How is your family adjusting to the new school-year routine?

Tracy recaps the first month of her family's busy new schedule.

Photo by Snaxboy via Flickr.

It was only a month ago we were clinging onto the final easygoing days of summer, gearing up for our last lovely long weekend. Backpacks and lunch bags and running shoes, shining in their newness, sat neatly by the door. But not needed. Not quite yet.

It feels like in the blink of an eye, September has swept by. Here, we have plunged into our new school-year routine with a few bumps, but mostly — thankfully — it has been smooth sailing. The biggest complication, really, has been my uncharacteristically busy month at work, but the kids have embraced their new schedules with enthusiasm.

Avery, who took a full month to get comfortable in her new daycare after starting in July, was switched to a new room at the start of the month because she turned four and was starting the JK program. I wondered if she’d have trouble adjusting all over again, but she loves her new teachers and the idea of being a “real JK.” Whew. They have started a Jolly Phonics program and even went on a bear hunt last week. The night before, Avery was a bit concerned. “There’s a bear at school and tomorrow we’re going to find him!” she whispered with wide, worried eyes. At the end of their hunt around the centre, she was amused (and relieved) to discover that the bear was stuffed.

Similarly, Anna has thrown herself into Grade One and seems thrilled with school, as well as the after-school program she goes to on my work days. She comes home each day telling me how great school was, pulling out her agenda and unpacking her lunch bag. Lunches have been surprisingly easy so far. Anna has developed a love for tuna in a pita with lettuce (the smell of tuna makes me want to vomit, but I love that she enjoys it, so I shall suffer through it), and is happy with her snack combos of crackers, fruit, carrots with dip, pretzels, yogurt, etc. I keep waiting for it to come to a screeching halt as she decides she hates all that food, but at least we got through Month One. And Pizza Fridays start this week, so we’re all excited about that.

I also wasn’t sure what to expect in terms of homework, but so far, it’s just been 15 minutes of reading each night and a few fun activities. She’s had to do surveys about her family’s likes and dislikes, read things aloud to us, and each Monday, she has Show and Tell, but she’s expected to prepare a one-minute “presentation” for her item. As someone who grew up shy to speak in front of others, I’m thrilled that Anna will be doing this each week. At the school’s open house, Anna’s teacher said she was very bright and a very hard worker, but tends to rush. We heard this before from her JK teacher, who told us she often had to ask Anna: “Did I ask you to do a fast job, or a good job?”

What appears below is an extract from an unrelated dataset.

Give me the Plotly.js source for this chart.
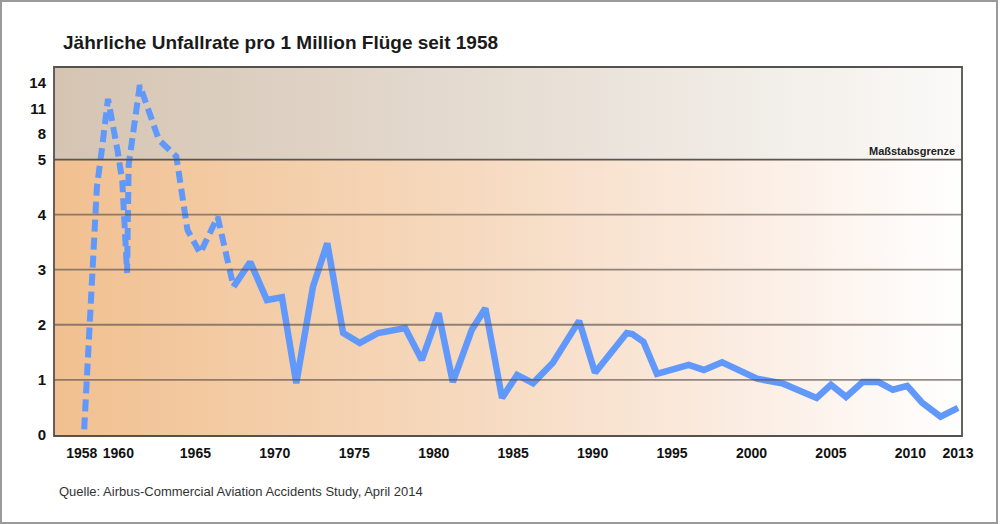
<!DOCTYPE html>
<html>
<head>
<meta charset="utf-8">
<script src="https://cdn.plot.ly/plotly-3.0.1.min.js"></script>
<style>
  html, body { margin: 0; padding: 0; background: #ffffff; }
  #chart { width: 1000px; height: 524px; position: relative; }
  #frame { position: absolute; left: 0px; top: 0px; width: 994px; height: 520px; border: 2px solid #9a9a9a; pointer-events: none; }
</style>
</head>
<body>
<div id="chart"></div>
<div id="frame"></div>
<script>
// ---- data ----
var dashedYears  = [1958.0, 1958.8, 1959.1, 1959.5, 1960.1, 1960.4, 1960.7, 1960.8, 1961.5, 1962.7, 1963.8, 1964.5, 1965.3, 1966.4, 1967.4];
var dashedValues = [0.1,    4.5,    6.0,    12.1,   6.05,   4.6,    2.94,   4.9,    13.7,   7.3,    5.35,   3.72,   3.3,    3.96,   2.69];

var solidYears  = [1967.4, 1968.45, 1969.5, 1970.45, 1971.35, 1972.4, 1973.3, 1974.3, 1975.35, 1976.5, 1978.2, 1979.25, 1980.3, 1981.2, 1982.4, 1983.25, 1984.3, 1985.25, 1986.25, 1987.5, 1989.15, 1990.15, 1992.15, 1992.5, 1993.2, 1994.05, 1996.05, 1997.0, 1998.15, 2000.35, 2002.0, 2004.1, 2005.0, 2005.95, 2007.0, 2008.0, 2008.9, 2009.8, 2010.75, 2011.9, 2013.0];
var solidValues = [2.69,   3.14,    2.45,   2.5,     0.94,    2.69,   3.48,   1.85,   1.67,    1.85,   1.94,   1.36,    2.21,   0.96,   1.91,   2.3,     0.67,   1.09,    0.94,    1.31,   2.07,    1.13,    1.85,    1.83,   1.69,   1.11,    1.27,    1.18,   1.32,    1.02,    0.93,   0.67,   0.91,   0.69,    0.96,   0.96,   0.82,   0.89,   0.58,    0.33,   0.49];

var xTickYears  = [1958, 1960, 1965, 1970, 1975, 1980, 1985, 1990, 1995, 2000, 2005, 2010, 2013];
var yTickValues = [0, 1, 2, 3, 4, 5, 8, 11, 14];

// ---- broken y scale: linear up to 5, compressed above ----
var BREAK = 5, K = 0.155;
function T(v) { return v <= BREAK ? v : BREAK + (v - BREAK) * K; }

var X0 = 1956.1, X1 = 2013.25, Y0 = -0.02, Y1 = 6.68;

// the two crowded first labels are spread apart slightly, as in the original
function labelPos(y) { return y === 1958 ? y - 0.15 : (y === 1960 ? y + 0.15 : y); }

var bgLow = {
  x: [X0, X1, X1, X0, X0], y: [Y0, Y0, BREAK, BREAK, Y0],
  type: 'scatter', mode: 'none', fill: 'toself', hoverinfo: 'skip', showlegend: false,
  fillgradient: { type: 'horizontal', colorscale: [[0, '#f1c090'], [0.45, '#f6d9be'], [0.75, '#fbece1'], [1, '#ffffff']] }
};
var bgHigh = {
  x: [X0, X1, X1, X0, X0], y: [BREAK, BREAK, Y1, Y1, BREAK],
  type: 'scatter', mode: 'none', fill: 'toself', hoverinfo: 'skip', showlegend: false,
  fillgradient: { type: 'horizontal', colorscale: [[0, '#d5c4b2'], [0.5, '#e6ddd3'], [1, '#fbfaf8']] }
};

var lineColor = '#6198fb';
var dashed = {
  x: dashedYears, y: dashedValues.map(T), type: 'scatter', mode: 'lines',
  line: { color: lineColor, width: 6, dash: '12px,6px', shape: 'linear' },
  hoverinfo: 'skip', showlegend: false
};
var solid = {
  x: solidYears, y: solidValues.map(T), type: 'scatter', mode: 'lines',
  line: { color: lineColor, width: 6.5, shape: 'linear' },
  hoverinfo: 'skip', showlegend: false
};

var shapes = [];
[1, 2, 3, 4].forEach(function (g) {
  shapes.push({ type: 'line', xref: 'paper', yref: 'y', x0: 0, x1: 1, y0: g, y1: g, layer: 'above',
    line: { color: 'rgba(90,80,75,0.65)', width: 1.8 } });
});
shapes.push({ type: 'line', xref: 'paper', yref: 'y', x0: 0, x1: 1, y0: BREAK, y1: BREAK, layer: 'above',
  line: { color: '#5a5550', width: 1.8 } });
shapes.push({ type: 'rect', xref: 'paper', yref: 'paper', x0: 0, x1: 1, y0: 0, y1: 1, layer: 'above',
  line: { color: '#55514d', width: 1.8 } });

var tickFont = { family: 'Liberation Sans, Arial, sans-serif', size: 14, color: '#111111', weight: 'bold' };

var layout = {
  width: 1000, height: 524,
  margin: { l: 54, r: 38, t: 67, b: 88 },
  paper_bgcolor: 'rgba(0,0,0,0)', plot_bgcolor: 'rgba(0,0,0,0)',
  title: { text: 'Jährliche Unfallrate pro 1 Million Flüge seit 1958', x: 0, xref: 'paper', xanchor: 'left',
    y: 1, yref: 'container', yanchor: 'top', pad: { t: 36, l: 9 },
    font: { family: 'Liberation Sans, Arial, sans-serif', size: 19, color: '#1a1a1a', weight: 'bold' } },
  xaxis: {
    range: [X0, X1], showgrid: false, zeroline: false, showline: false,
    tickmode: 'array', tickvals: xTickYears.map(labelPos), ticktext: xTickYears.map(String), tickangle: 0,
    ticks: '', tickfont: tickFont, ticklabelstandoff: 7, fixedrange: true
  },
  yaxis: {
    range: [Y0, Y1], showgrid: false, zeroline: false, showline: false,
    tickmode: 'array', tickvals: yTickValues.map(T), ticktext: yTickValues.map(String),
    ticks: '', tickfont: { family: 'Liberation Sans, Arial, sans-serif', size: 15, color: '#111111', weight: 'bold' },
    ticklabelstandoff: 7, fixedrange: true
  },
  shapes: shapes,
  annotations: [
    { text: 'Maßstabsgrenze', xref: 'paper', yref: 'y', x: 0.995, y: BREAK, xanchor: 'right', yanchor: 'bottom', yshift: 1,
      showarrow: false, font: { family: 'Liberation Sans, Arial, sans-serif', size: 11, color: '#222222', weight: 'bold' } },
    { text: 'Quelle: Airbus-Commercial Aviation Accidents Study, April 2014', xref: 'paper', yref: 'paper',
      x: 0, y: 0, xanchor: 'left', yanchor: 'top', xshift: 3, yshift: -46, showarrow: false,
      font: { family: 'Liberation Sans, Arial, sans-serif', size: 13, color: '#333333' } }
  ]
};

Plotly.newPlot('chart', [bgLow, bgHigh, dashed, solid], layout, { displayModeBar: false, staticPlot: true });
</script>
</body>
</html>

Yesterday, a woman posted a question on Twitter to ask when school drop-off would get easier with her new kindergartner. The hashtags were #heartbreak and #impatient. This is something I can relate to, and told her so. Anna often comes across as a very chatty, outgoing girl, but she is definitely an introvert and it shows up in social situations with her peers. This is probably another whole post altogether, but she still likes us to wait with her in the schoolyard until the bell rings. I know I need to wean her off, because when we’re there, she just wants to stand with us, and makes no effort to socialize with the other kids. Anna does struggle a little, socially, and I don’t want to hold her back. At the same time, will she just stand alone if we don’t stay with her? It’s probably time to find out.

Overall, I’m feeling great about the kids and their first month. Our activities are starting up gradually — both girls started hockey last weekend, swimming starts this week and Sparks for Anna next week — so I’m glad we’ve had most of this month to focus on school and easing into our new routine.

How has the first month of school gone at your house?